Satellogic to Build Imaging Constellation of 90 Satellites; Raises USD 50 Million

The company plans to have all 90 satellites in orbit over the next 24 months but will need to increase their production and launch speeds significantly to do the same. The new technology developed from the funding will go towards improving the capability of the satellites, with plans to sharpen the imaging resolution to 70 centimeters

Fremont, CA: Commercial Earth-imaging company Satellogic has raised USD 50 million to scale up its satellite constellation. The Buenos Aires-based company has raised the funding from a mix of new and old investors, of which previous investors Chinese company Tencent and Brazilian fund Pitanga contributed 40 percent. The new investors raised the remainder of the accumulated amount, which included the IDB lab, referred to as the innovation laboratory of the Inter-American Development Bank.

“At IDB Lab, our mission is to leverage innovation towards inclusion in Latin America and the Caribbean,” Tomás Lopes Teixeira, senior investment officer at IDB Lab. “We’re excited to support Satellogic’s mission of democratizing access to geospatial analytics solutions.” The company is looking to achieve its goal of remapping the globe weekly at one-meter resolution. This will require a constellation of 90 satellites. Currently, the company has eight satellites in orbit and plans to launch another 16 by the end of 2020.

"The funding will enable the company to speed up the deployment of its satellite constellation, with the goal of providing imagery of the entire Earth at a resolution of one meter and updated every week," said Emiliano Kargieman, chief executive of Satellogic. “This funding, for us, is a way for us to continue to build on our momentum,” he said. “We’re going to use the proceeds to fund more technology development and product development, but also to scale up our constellation of satellites a little quicker. We’re looking at opportunities to see if we can speed up our rollout,” Kargieman said.
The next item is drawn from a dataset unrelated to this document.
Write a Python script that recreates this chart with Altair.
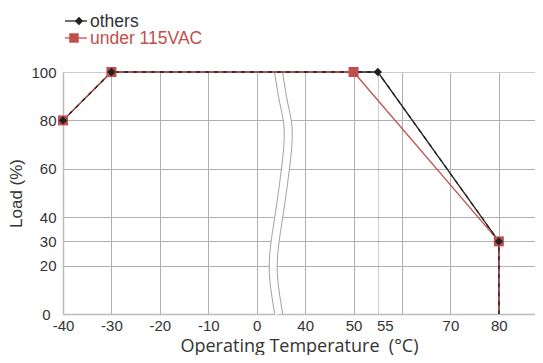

The company plans to have all 90 satellites in orbit over the next 24 months but will need to increase their production and launch speeds significantly to do the same. The new technology developed from the funding will go towards improving the capability of the satellites, with plans to sharpen the imaging resolution to 70 centimeters. Other improvements will include increasing downlink capacity and improved on-orbit processing of images. “We’re working on packaging the data that our satellites deliver in ways that can better serve our customers,” Kargieman said. “It will make it easier for companies to use satellite data for decision making.”